The novel is a mix of grime facts, sarcasm, pun, Indian English and the version of Indian English as seen by this Slovenian tourist. Every sentence was laden with the experience of the author. And it became difficult for me to even think of binge reading the book. It is peppered with wit, humor and sarcasm so much that at times your untrained eyes might miss it but your mind will alert you and make you go back to re-read the sentence.

“Even though I was not a barren woman myself, I was a man barren of insight, and I more than ever wanted to be pregnant with confidence.”

I simply loved the writing style. It is easy and evolving, and involving as well. It is a literary memoir and one will find many words that are Indian English and used deftly by the author to create a humourous situation. For instance, “marijuana’s pronunciation as marry-joo-ana,” “pisserman for fisherman,” you will find ample such phrases or words throughout the novel.

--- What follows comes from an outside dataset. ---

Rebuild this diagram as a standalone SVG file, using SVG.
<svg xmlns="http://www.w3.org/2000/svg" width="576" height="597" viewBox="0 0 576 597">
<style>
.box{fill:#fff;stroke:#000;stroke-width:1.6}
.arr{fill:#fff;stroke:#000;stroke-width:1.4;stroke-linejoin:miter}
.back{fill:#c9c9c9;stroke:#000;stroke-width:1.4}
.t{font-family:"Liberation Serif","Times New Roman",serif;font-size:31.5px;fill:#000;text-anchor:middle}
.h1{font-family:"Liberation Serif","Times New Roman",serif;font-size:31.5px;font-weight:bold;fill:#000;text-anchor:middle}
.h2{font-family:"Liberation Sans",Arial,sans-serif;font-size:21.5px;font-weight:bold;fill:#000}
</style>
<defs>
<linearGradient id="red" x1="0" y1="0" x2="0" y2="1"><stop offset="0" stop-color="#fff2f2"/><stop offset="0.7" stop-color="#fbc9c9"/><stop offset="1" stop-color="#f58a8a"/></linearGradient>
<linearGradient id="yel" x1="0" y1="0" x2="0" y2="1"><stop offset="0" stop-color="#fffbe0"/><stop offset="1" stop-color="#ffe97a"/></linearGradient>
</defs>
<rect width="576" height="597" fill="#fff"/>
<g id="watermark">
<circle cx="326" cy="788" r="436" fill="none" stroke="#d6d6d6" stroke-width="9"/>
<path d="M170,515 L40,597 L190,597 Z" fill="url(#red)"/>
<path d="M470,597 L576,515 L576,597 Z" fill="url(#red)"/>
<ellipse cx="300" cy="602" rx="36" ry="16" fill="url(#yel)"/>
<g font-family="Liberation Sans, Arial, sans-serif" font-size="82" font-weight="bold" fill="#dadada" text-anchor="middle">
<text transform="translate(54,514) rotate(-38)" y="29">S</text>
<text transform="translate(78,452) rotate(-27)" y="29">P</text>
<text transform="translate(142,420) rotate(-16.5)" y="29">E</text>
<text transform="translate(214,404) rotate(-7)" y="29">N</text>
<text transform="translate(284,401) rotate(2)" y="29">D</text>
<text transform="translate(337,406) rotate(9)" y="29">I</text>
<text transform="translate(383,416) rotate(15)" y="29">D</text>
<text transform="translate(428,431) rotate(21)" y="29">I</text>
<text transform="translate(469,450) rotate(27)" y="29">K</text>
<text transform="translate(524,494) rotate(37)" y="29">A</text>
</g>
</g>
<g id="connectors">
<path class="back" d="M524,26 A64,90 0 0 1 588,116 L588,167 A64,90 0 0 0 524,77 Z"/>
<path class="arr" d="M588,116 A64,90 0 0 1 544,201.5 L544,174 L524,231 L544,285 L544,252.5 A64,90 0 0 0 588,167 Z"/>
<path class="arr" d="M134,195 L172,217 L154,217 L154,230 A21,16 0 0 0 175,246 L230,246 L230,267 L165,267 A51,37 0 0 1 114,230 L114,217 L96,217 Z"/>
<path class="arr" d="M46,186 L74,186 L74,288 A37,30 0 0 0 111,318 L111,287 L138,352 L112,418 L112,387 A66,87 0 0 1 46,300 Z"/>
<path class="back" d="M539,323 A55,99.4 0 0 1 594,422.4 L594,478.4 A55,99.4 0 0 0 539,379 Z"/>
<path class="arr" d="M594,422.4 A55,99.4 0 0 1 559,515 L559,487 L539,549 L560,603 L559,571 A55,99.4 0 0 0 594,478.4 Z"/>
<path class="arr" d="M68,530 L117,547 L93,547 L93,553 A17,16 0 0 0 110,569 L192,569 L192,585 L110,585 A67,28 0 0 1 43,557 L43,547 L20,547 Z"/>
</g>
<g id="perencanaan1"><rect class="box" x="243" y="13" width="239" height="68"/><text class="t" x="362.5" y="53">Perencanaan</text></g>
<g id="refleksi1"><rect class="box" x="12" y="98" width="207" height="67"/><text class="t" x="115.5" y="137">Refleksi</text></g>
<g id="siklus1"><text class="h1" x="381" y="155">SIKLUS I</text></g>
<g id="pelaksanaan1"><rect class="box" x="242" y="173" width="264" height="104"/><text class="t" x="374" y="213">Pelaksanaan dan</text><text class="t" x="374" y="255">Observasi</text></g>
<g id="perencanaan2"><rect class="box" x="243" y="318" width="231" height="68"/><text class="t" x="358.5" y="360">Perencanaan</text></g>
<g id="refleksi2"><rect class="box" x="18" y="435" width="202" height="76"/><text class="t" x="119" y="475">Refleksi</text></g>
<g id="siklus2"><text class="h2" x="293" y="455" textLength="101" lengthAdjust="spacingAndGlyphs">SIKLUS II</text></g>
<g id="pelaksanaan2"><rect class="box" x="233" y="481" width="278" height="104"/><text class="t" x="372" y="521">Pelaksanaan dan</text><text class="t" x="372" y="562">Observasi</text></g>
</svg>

The perception with which India, especially, Indian cities of Pune and Mumbai, are seen by foreigners, is insightful and as much insightful is Advaya’s spiritual journey and experiences with different Babas and Gurus the land has to offer. Advaya while treading the path to retelling the scenarios from the brothel is sensible and quite attentive to the details. He never maligns their lives nor does he try evoking sympathy for these less fortunate. He just tells their tale as is but with much care. That he falls for a prostitute goes on to show the pious soul that lies within Kris who is looking for spiritual awakening and has come to understand the worth of a soul rather than a body. He reiterates a simple incidence of a poor girl offering water to a stray dog which in a way sums up the spiritual quest for me. There are many such incidences retold in this novel that will stay with me. For instance, the desperation of these sex workers to win a penny for themselves is shown through author’s encounter with eunuchs.

This work is deep as much as dark.

The contrast of white and black is found prominently in Indian philosophy. The varna or complexion as they say, plays a vital role in Indian myth, Krishna, Shiv were dark as opposed to Radha and Parvati respectively. Kali too is a dark looking goddess worshipped in India. The colours though relate to wildness and domestication mostly, to me, though, it is more about balance) yet there’s more to this philosophy. One can read more about it here.

However, when one comes across this fact one can be inclined to think that author tried emulating this philosophy in his memoir and create a world of fiction which has spiritual undertones.

But I digress….

Overall, the novel turned out to be an intelligent and refreshing read with newness in its content and story.